Selection criteria included scholastic achievement, leadership potential, maturity and seriousness of purpose, and special talents.
Haslam Scholars are part of an intimate academic and leadership group mentored by top UT faculty. Haslam Scholars Program benefits include a $1,500 laptop computer and a study-abroad experience valued at $4,000, as well as up to $5,500 to support the student’s honors thesis research and travel to present his or her work. In addition, each Haslam Scholar will receive a scholarship package that totals $16,200.
The UT program was created with a $2.5 million gift from Jimmy and Dee Haslam. Jimmy Haslam is president and CEO of Pilot Travel Centers. Dee Haslam is CEO of RIVR Media and also chairs the UT Development Council. The Haslams chair the Campaign for Tennessee for the Knoxville campus.

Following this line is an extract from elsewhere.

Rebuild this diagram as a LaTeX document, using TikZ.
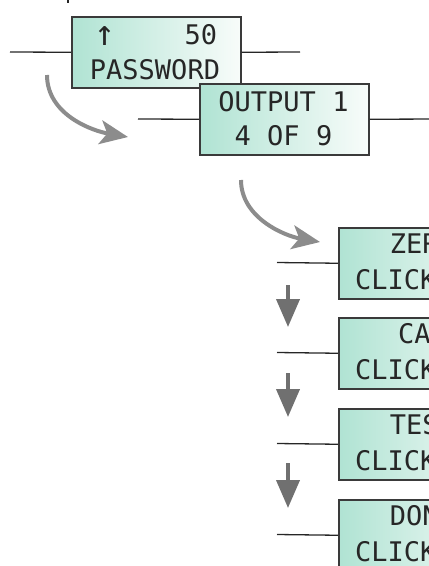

Jim and Natalie Haslam contributed an additional $2.5 million to support the program. Jim Haslam is chairman of the board of Pilot Travel Centers LLC and chairman of the board and president of Pilot Corp.
“As you can see from their accomplishments and interests, this is an extremely talented group of students,” said Steven Dandaneau, associate provost and director of the Chancellor’s Honors and Haslam Scholars Programs. “We look forward to having them on campus and seeing how the Haslam Scholars Program helps them achieve their dreams.”